- STATED GOAL: Bring together all lines of the material below that contain the string "chart".

--- BEGIN ---

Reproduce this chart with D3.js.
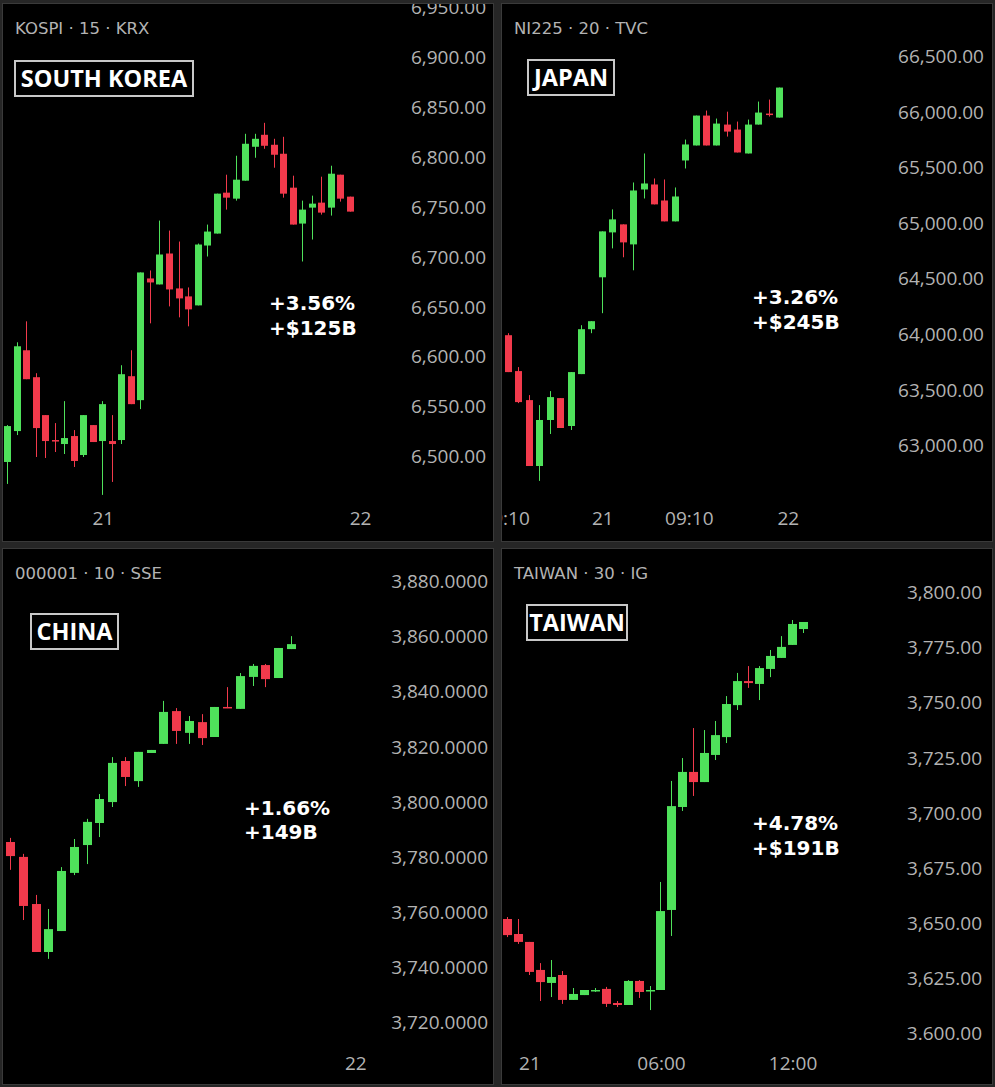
<!DOCTYPE html>
<html><head><meta charset="utf-8">
<script src="https://cdn.jsdelivr.net/npm/d3@7"></script>
<style>
html,body{margin:0;padding:0;background:#262626;}
svg{display:block;}
</style></head><body>
<svg id="chart" width="995" height="1087"></svg>
<script>
// ---------- DATA (open, high, low, close) ----------
const koreaCandles = [
 [6494,6531,6472,6530],[6525,6614,6521,6610],[6606,6635,6577,6577],[6579,6583,6499,6528],
 [6541,6541,6498,6515],[6516,6533,6504,6515],[6512,6555,6502,6518],[6520,6526,6489,6495],
 [6501,6541,6499,6541],[6531,6531,6514,6514],[6515,6555,6461,6552],[6515,6541,6474,6512],
 [6516,6591,6512,6582],[6580,6606,6552,6552],[6556,6684,6547,6684],[6678,6686,6633,6674],
 [6672,6736,6672,6702],[6703,6726,6650,6667],[6668,6715,6639,6658],[6660,6669,6630,6647],
 [6651,6713,6651,6712],[6711,6732,6700,6725],[6723,6763,6723,6763],[6764,6782,6747,6759],
 [6758,6801,6756,6777],[6776,6823,6776,6813],[6810,6823,6799,6818],[6822,6834,6808,6811],
 [6812,6818,6789,6802],[6803,6820,6759,6763],[6769,6781,6732,6732],[6733,6756,6695,6747],
 [6749,6761,6717,6753],[6754,6780,6742,6744],[6749,6791,6741,6783],[6782,6782,6755,6758],
 [6760,6760,6745,6745]
];
const japanCandles = [
 [63988,64006,63656,63656],[63665,63701,63377,63386],[63404,63449,62811,62811],[62811,63359,62677,63225],
 [63225,63485,63099,63431],[63422,63422,63153,63153],[63171,63656,63135,63656],[63638,64078,63638,64042],
 [64042,64114,64006,64114],[64509,64922,64186,64922],[64913,65120,64769,65030],[64985,64985,64689,64823],
 [64805,65362,64572,65290],[65299,65623,65218,65353],[65344,65398,65165,65165],[65200,65389,65012,65012],
 [65012,65317,65012,65236],[65560,65748,65488,65704],[65695,65964,65695,65964],[65964,66009,65695,65695],
 [65695,65937,65695,65892],[65883,65999,65775,65820],[65838,65910,65632,65632],[65623,65928,65623,65883],
 [65883,66090,65883,65991],[65982,66108,65955,65973],[65946,66216,65946,66216]
];
const chinaCandles = [
 [3785.3,3786.8,3775.2,3780.2],[3779.9,3781.0,3757.0,3762.1],[3762.8,3766.1,3745.4,3745.4],[3745.4,3761.0,3742.9,3753.7],
 [3753.0,3776.2,3753.0,3774.8],[3774.1,3786.4,3773.3,3783.5],[3784.2,3793.7,3777.3,3792.6],[3792.2,3802.7,3787.1,3800.9],
 [3799.8,3816.1,3798.0,3814.0],[3814.7,3816.1,3805.6,3808.9],[3807.4,3818.0,3805.3,3818.0],[3817.6,3818.7,3817.6,3818.7],
 [3820.9,3836.5,3820.9,3832.5],[3832.8,3833.9,3820.9,3825.6],[3824.9,3831.0,3820.9,3829.2],[3828.8,3831.7,3820.5,3823.0],
 [3823.4,3834.3,3823.4,3834.3],[3834.3,3841.5,3833.9,3833.9],[3833.6,3846.6,3833.6,3845.5],[3845.2,3849.9,3841.9,3849.2],
 [3849.5,3849.9,3841.5,3844.4],[3844.8,3855.7,3844.8,3855.7],[3855.3,3860.0,3855.3,3857.1]
];
const taiwanCandles = [
 [3651.7,3652.6,3643.5,3644.4],[3644.9,3651.7,3640.4,3641.3],[3641.3,3641.3,3626.3,3627.7],[3628.6,3631.7,3614.5,3623.1],
 [3622.7,3633.1,3616.3,3625.4],[3626.3,3628.1,3613.2,3615.0],[3615.0,3620.4,3615.0,3617.7],[3617.2,3619.5,3617.2,3619.5],
 [3619.0,3620.4,3618.6,3619.5],[3620.0,3620.9,3611.8,3613.2],[3613.6,3614.5,3611.8,3612.7],[3612.7,3624.0,3612.7,3623.6],
 [3623.6,3624.0,3615.9,3618.6],[3619.0,3621.3,3610.4,3619.5],[3619.5,3668.5,3619.5,3655.3],[3655.8,3714.3,3644.0,3702.9],
 [3702.5,3724.7,3700.7,3718.4],[3718.4,3738.3,3707.5,3713.8],[3713.8,3737.4,3713.8,3727.0],[3726.1,3741.5,3723.8,3735.1],
 [3734.2,3752.8,3731.5,3749.2],[3748.7,3763.3,3746.5,3759.6],[3759.6,3766.4,3756.5,3758.7],[3758.3,3766.4,3751.0,3765.5],
 [3765.1,3773.7,3761.4,3771.0],[3770.1,3780.0,3770.1,3775.1],[3776.0,3787.3,3776.0,3785.5],[3783.2,3786.4,3781.4,3786.4]
];

const koreaYTicks = [6500,6550,6600,6650,6700,6750,6800,6850,6900,6950];
const koreaYLabels = ["6,500.00","6,550.00","6,600.00","6,650.00","6,700.00","6,750.00","6,800.00","6,850.00","6,900.00","6,950.00"];
const japanYTicks = [63000,63500,64000,64500,65000,65500,66000,66500];
const japanYLabels = ["63,000.00","63,500.00","64,000.00","64,500.00","65,000.00","65,500.00","66,000.00","66,500.00"];
const chinaYTicks = [3720,3740,3760,3780,3800,3820,3840,3860,3880];
const chinaYLabels = ["3,720.0000","3,740.0000","3,760.0000","3,780.0000","3,800.0000","3,820.0000","3,840.0000","3,860.0000","3,880.0000"];
const taiwanYTicks = [3600,3625,3650,3675,3700,3725,3750,3775,3800];
const taiwanYLabels = ["3.600.00","3,625.00","3,650.00","3,675.00","3,700.00","3,725.00","3,750.00","3,775.00","3,800.00"];

const koreaXTicks = [10,37];          const koreaXLabels = ["21","22"];
const japanXTicks = [-0.33,9,17.3,26.8]; const japanXLabels = ["09:10","21","09:10","22"];
const chinaXTicks = [27];             const chinaXLabels = ["22"];
const taiwanXTicks = [2,14,26];       const taiwanXLabels = ["21","06:00","12:00"];

const koreaTitle = "KOSPI · 15 · KRX",  koreaName = "SOUTH KOREA", koreaNotes = ["+3.56%","+$125B"];
const japanTitle = "NI225 · 20 · TVC",  japanName = "JAPAN",       japanNotes = ["+3.26%","+$245B"];
const chinaTitle = "000001 · 10 · SSE", chinaName = "CHINA",       chinaNotes = ["+1.66%","+149B"];
const taiwanTitle = "TAIWAN · 30 · IG", taiwanName = "TAIWAN",     taiwanNotes = ["+4.78%","+$191B"];

// ---------- LAYOUT ----------
const GREEN = "#4fe15b", RED = "#f23a4c", GREY = "#b3b3b3";
const TICK_FONT = "'Open Sans', sans-serif";
const panels = [
 {id:"kr", data:koreaCandles, yTicks:koreaYTicks, yLabels:koreaYLabels, xTicks:koreaXTicks, xLabels:koreaXLabels,
  title:koreaTitle, name:koreaName, notes:koreaNotes,
  box:{x:3,y:4,w:490,h:537}, xRange:[7.5,350.5], bw:7, yDomain:[6500,6900], yRange:[456,57],
  yLabelX:486, xLabelY:518, nameBox:{x:14,y:60,w:180,h:37}, noteX:269, noteY:[303,328]},
 {id:"jp", data:japanCandles, yTicks:japanYTicks, yLabels:japanYLabels, xTicks:japanXTicks, xLabels:japanXLabels,
  title:japanTitle, name:japanName, notes:japanNotes,
  box:{x:502,y:4,w:490,h:537}, xRange:[508.5,779.5], bw:7, yDomain:[63000,66500], yRange:[445,56],
  yLabelX:984, xLabelY:518, nameBox:{x:527,y:59,w:88,h:37}, noteX:752, noteY:[297,322]},
 {id:"cn", data:chinaCandles, yTicks:chinaYTicks, yLabels:chinaYLabels, xTicks:chinaXTicks, xLabels:chinaXLabels,
  title:chinaTitle, name:chinaName, notes:chinaNotes,
  box:{x:3,y:549,w:490,h:535}, xRange:[10.5,291.5], bw:9, yDomain:[3720,3880], yRange:[1022,581],
  yLabelX:488, xLabelY:1063, nameBox:{x:30,y:613,w:89,h:37}, noteX:244, noteY:[808,832]},
 {id:"tw", data:taiwanCandles, yTicks:taiwanYTicks, yLabels:taiwanYLabels, xTicks:taiwanXTicks, xLabels:taiwanXLabels,
  title:taiwanTitle, name:taiwanName, notes:taiwanNotes,
  box:{x:502,y:549,w:490,h:535}, xRange:[507.5,803.5], bw:9, yDomain:[3600,3800], yRange:[1033,592],
  yLabelX:982, xLabelY:1063, nameBox:{x:526,y:604,w:102,h:37}, noteX:752, noteY:[823,848]}
];

const svg = d3.select("#chart");
svg.append("rect").attr("width",995).attr("height",1087).attr("fill","#262626");

panels.forEach(p => {
  const b = p.box;
  svg.append("clipPath").attr("id","clip-"+p.id).append("rect")
     .attr("x",b.x).attr("y",b.y).attr("width",b.w).attr("height",b.h);
  svg.append("rect").attr("x",b.x-0.5).attr("y",b.y-0.5).attr("width",b.w+1).attr("height",b.h+1)
     .attr("fill","#000").attr("stroke","#3a3a3a").attr("stroke-width",1);
  const g = svg.append("g").attr("clip-path",`url(#clip-${p.id})`);

  const x = d3.scaleLinear().domain([0,p.data.length-1]).range(p.xRange);
  const y = d3.scaleLinear().domain(p.yDomain).range(p.yRange);

  // y axis labels
  const ya = d3.axisLeft(y).tickValues(p.yTicks)
     .tickFormat(d => p.yLabels[p.yTicks.indexOf(d)]).tickSize(0).tickPadding(0);
  const yg = g.append("g").attr("transform",`translate(${p.yLabelX},0)`).call(ya);
  yg.select(".domain").remove();
  yg.attr("font-family",TICK_FONT).attr("font-size",19).attr("color",GREY);
  yg.selectAll("text").attr("dy","0.35em");

  // x axis labels
  const xa = d3.axisBottom(x).tickValues(p.xTicks)
     .tickFormat(d => p.xLabels[p.xTicks.indexOf(d)]).tickSize(0).tickPadding(0);
  const xg = g.append("g").attr("transform",`translate(0,${p.xLabelY})`).call(xa);
  xg.select(".domain").remove();
  xg.attr("font-family",TICK_FONT).attr("font-size",19).attr("color",GREY);
  xg.selectAll("text").attr("dy","0.35em");

  // candles
  const col = d => d[3] >= d[0] ? GREEN : RED;
  const bodyX = (d,i) => Math.round(x(i) - p.bw/2);
  const cg = g.append("g").selectAll("g").data(p.data).join("g");
  cg.append("line")
    .attr("x1",(d,i)=>bodyX(d,i)+Math.floor(p.bw/2)+0.5).attr("x2",(d,i)=>bodyX(d,i)+Math.floor(p.bw/2)+0.5)
    .attr("y1",d=>y(d[1])).attr("y2",d=>y(d[2]))
    .attr("stroke",col).attr("stroke-width",1);
  cg.append("rect")
    .attr("x",bodyX).attr("width",p.bw)
    .attr("y",d=>Math.min(y(d[0]),y(d[3])))
    .attr("height",d=>Math.max(1.5,Math.abs(y(d[0])-y(d[3]))))
    .attr("fill",col);

  // header title
  g.append("text").attr("x",b.x+12).attr("y",b.y+24).attr("dy","0.35em")
   .attr("font-family","'DejaVu Sans', sans-serif").attr("font-size",16.5).attr("fill",GREY).text(p.title);

  // name box
  const nb = p.nameBox;
  g.append("rect").attr("x",nb.x+1).attr("y",nb.y+1).attr("width",nb.w-2).attr("height",nb.h-2)
   .attr("fill","none").attr("stroke","#c8c8c8").attr("stroke-width",2);
  g.append("text").attr("x",nb.x+nb.w/2).attr("y",nb.y+nb.h/2).attr("dy","0.36em").attr("text-anchor","middle")
   .attr("font-family","'Open Sans', sans-serif").attr("font-weight","bold").attr("font-size",23.5)
   .attr("fill","#fff").text(p.name);

  // notes
  p.notes.forEach((t,i) => {
    g.append("text").attr("x",p.noteX).attr("y",p.noteY[i]).attr("dy","0.36em")
     .attr("font-family","'DejaVu Sans', sans-serif").attr("font-weight","bold").attr("font-size",20)
     .attr("fill","#fff").text(t);
  });
});
</script>
</body></html>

--- END ---

- OUTPUT:
Reproduce this chart with D3.js.
<svg id="chart" width="995" height="1087"></svg>
const svg = d3.select("#chart");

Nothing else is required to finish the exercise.